Records with drawing code:
** Begin **

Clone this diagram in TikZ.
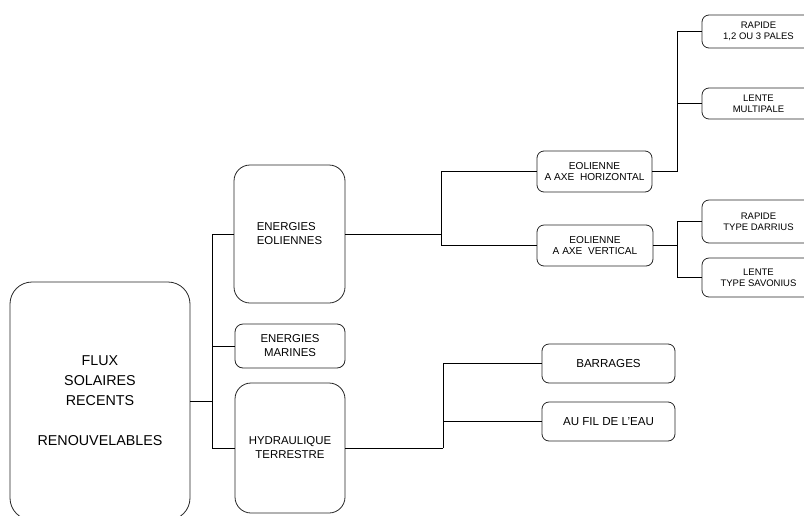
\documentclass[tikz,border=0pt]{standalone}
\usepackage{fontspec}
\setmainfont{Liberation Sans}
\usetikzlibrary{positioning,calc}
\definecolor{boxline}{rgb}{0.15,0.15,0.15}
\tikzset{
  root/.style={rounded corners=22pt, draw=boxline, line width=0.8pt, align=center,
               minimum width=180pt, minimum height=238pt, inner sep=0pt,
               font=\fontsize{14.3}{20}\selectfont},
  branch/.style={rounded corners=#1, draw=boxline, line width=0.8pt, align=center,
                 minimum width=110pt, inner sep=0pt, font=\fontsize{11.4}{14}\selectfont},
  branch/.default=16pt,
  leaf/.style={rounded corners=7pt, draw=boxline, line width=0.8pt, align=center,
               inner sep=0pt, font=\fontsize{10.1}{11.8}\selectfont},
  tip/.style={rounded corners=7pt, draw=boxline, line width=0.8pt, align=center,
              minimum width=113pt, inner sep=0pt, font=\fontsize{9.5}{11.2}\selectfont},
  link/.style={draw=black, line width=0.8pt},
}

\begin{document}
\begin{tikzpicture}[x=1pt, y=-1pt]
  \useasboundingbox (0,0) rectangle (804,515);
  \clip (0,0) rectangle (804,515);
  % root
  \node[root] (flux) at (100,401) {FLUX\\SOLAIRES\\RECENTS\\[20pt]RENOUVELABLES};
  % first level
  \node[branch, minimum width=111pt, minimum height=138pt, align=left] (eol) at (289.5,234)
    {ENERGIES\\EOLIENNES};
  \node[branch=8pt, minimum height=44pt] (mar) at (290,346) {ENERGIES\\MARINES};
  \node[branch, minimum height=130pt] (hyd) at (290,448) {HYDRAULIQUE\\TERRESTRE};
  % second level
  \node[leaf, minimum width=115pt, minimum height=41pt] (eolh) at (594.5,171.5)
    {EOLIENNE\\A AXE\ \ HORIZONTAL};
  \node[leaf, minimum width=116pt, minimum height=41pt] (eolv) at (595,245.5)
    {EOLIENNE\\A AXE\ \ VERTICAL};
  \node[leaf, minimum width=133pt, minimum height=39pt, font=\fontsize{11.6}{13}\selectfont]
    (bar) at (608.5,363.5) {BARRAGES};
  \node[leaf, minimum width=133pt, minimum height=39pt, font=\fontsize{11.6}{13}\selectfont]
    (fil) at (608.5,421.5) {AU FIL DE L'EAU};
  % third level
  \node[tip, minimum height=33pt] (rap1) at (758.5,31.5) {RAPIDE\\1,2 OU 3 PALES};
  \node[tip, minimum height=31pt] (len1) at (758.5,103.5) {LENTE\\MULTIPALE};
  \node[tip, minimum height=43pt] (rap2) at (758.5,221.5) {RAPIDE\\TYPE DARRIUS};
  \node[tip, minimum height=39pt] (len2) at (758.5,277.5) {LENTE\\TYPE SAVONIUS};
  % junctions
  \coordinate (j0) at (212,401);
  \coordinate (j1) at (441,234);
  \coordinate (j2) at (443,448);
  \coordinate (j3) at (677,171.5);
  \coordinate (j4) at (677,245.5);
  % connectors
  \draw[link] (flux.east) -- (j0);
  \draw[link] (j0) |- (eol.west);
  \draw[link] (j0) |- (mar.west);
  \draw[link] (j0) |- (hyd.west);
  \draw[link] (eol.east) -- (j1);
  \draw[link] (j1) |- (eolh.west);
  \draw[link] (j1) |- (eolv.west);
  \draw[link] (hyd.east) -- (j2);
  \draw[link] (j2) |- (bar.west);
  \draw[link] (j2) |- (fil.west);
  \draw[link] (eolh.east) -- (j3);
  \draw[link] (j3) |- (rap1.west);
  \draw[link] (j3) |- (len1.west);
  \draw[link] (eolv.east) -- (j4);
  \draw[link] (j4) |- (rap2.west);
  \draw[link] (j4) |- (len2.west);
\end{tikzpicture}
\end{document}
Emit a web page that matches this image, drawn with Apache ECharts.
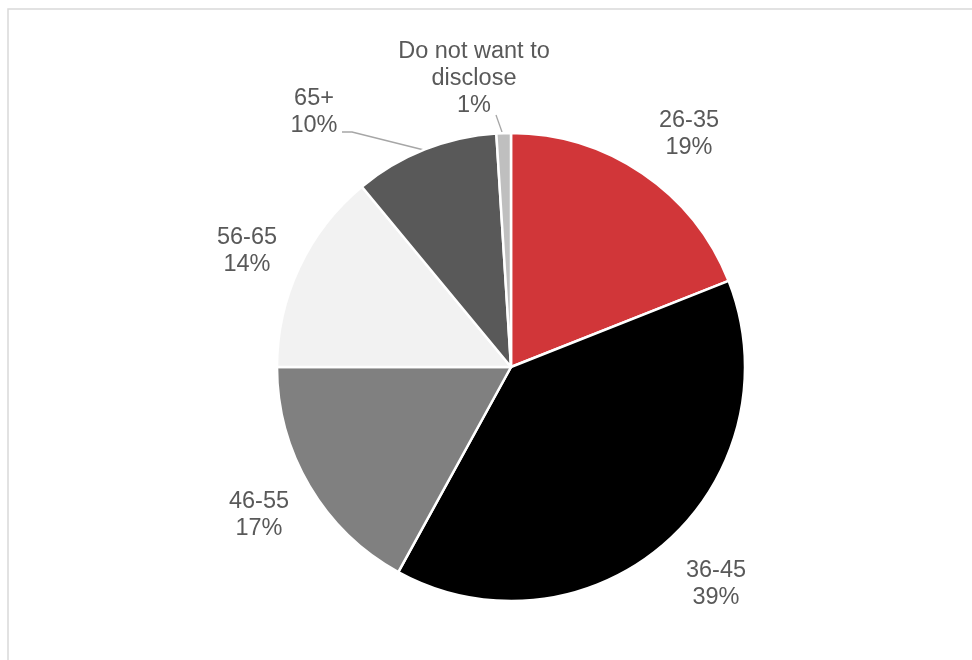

** End **

■ **YOUR OBJECTIVE**
Write every record out again exactly; no pictures belong in the copy.

■ **CORRECT RESPONSE**
Clone this diagram in TikZ.
\documentclass[tikz,border=0pt]{standalone}
\usepackage{fontspec}
\setmainfont{Liberation Sans}
\usetikzlibrary{positioning,calc}
\definecolor{boxline}{rgb}{0.15,0.15,0.15}
\tikzset{
  root/.style={rounded corners=22pt, draw=boxline, line width=0.8pt, align=center,
               minimum width=180pt, minimum height=238pt, inner sep=0pt,
               font=\fontsize{14.3}{20}\selectfont},
  branch/.style={rounded corners=#1, draw=boxline, line width=0.8pt, align=center,
                 minimum width=110pt, inner sep=0pt, font=\fontsize{11.4}{14}\selectfont},
  branch/.default=16pt,
  leaf/.style={rounded corners=7pt, draw=boxline, line width=0.8pt, align=center,
               inner sep=0pt, font=\fontsize{10.1}{11.8}\selectfont},
  tip/.style={rounded corners=7pt, draw=boxline, line width=0.8pt, align=center,
              minimum width=113pt, inner sep=0pt, font=\fontsize{9.5}{11.2}\selectfont},
  link/.style={draw=black, line width=0.8pt},
}

\begin{document}
\begin{tikzpicture}[x=1pt, y=-1pt]
  \useasboundingbox (0,0) rectangle (804,515);
  \clip (0,0) rectangle (804,515);
  % root
  \node[root] (flux) at (100,401) {FLUX\\SOLAIRES\\RECENTS\\[20pt]RENOUVELABLES};
  % first level
  \node[branch, minimum width=111pt, minimum height=138pt, align=left] (eol) at (289.5,234)
    {ENERGIES\\EOLIENNES};
  \node[branch=8pt, minimum height=44pt] (mar) at (290,346) {ENERGIES\\MARINES};
  \node[branch, minimum height=130pt] (hyd) at (290,448) {HYDRAULIQUE\\TERRESTRE};
  % second level
  \node[leaf, minimum width=115pt, minimum height=41pt] (eolh) at (594.5,171.5)
    {EOLIENNE\\A AXE\ \ HORIZONTAL};
  \node[leaf, minimum width=116pt, minimum height=41pt] (eolv) at (595,245.5)
    {EOLIENNE\\A AXE\ \ VERTICAL};
  \node[leaf, minimum width=133pt, minimum height=39pt, font=\fontsize{11.6}{13}\selectfont]
    (bar) at (608.5,363.5) {BARRAGES};
  \node[leaf, minimum width=133pt, minimum height=39pt, font=\fontsize{11.6}{13}\selectfont]
    (fil) at (608.5,421.5) {AU FIL DE L'EAU};
  % third level
  \node[tip, minimum height=33pt] (rap1) at (758.5,31.5) {RAPIDE\\1,2 OU 3 PALES};
  \node[tip, minimum height=31pt] (len1) at (758.5,103.5) {LENTE\\MULTIPALE};
  \node[tip, minimum height=43pt] (rap2) at (758.5,221.5) {RAPIDE\\TYPE DARRIUS};
  \node[tip, minimum height=39pt] (len2) at (758.5,277.5) {LENTE\\TYPE SAVONIUS};
  % junctions
  \coordinate (j0) at (212,401);
  \coordinate (j1) at (441,234);
  \coordinate (j2) at (443,448);
  \coordinate (j3) at (677,171.5);
  \coordinate (j4) at (677,245.5);
  % connectors
  \draw[link] (flux.east) -- (j0);
  \draw[link] (j0) |- (eol.west);
  \draw[link] (j0) |- (mar.west);
  \draw[link] (j0) |- (hyd.west);
  \draw[link] (eol.east) -- (j1);
  \draw[link] (j1) |- (eolh.west);
  \draw[link] (j1) |- (eolv.west);
  \draw[link] (hyd.east) -- (j2);
  \draw[link] (j2) |- (bar.west);
  \draw[link] (j2) |- (fil.west);
  \draw[link] (eolh.east) -- (j3);
  \draw[link] (j3) |- (rap1.west);
  \draw[link] (j3) |- (len1.west);
  \draw[link] (eolv.east) -- (j4);
  \draw[link] (j4) |- (rap2.west);
  \draw[link] (j4) |- (len2.west);
\end{tikzpicture}
\end{document}
Emit a web page that matches this image, drawn with Apache ECharts.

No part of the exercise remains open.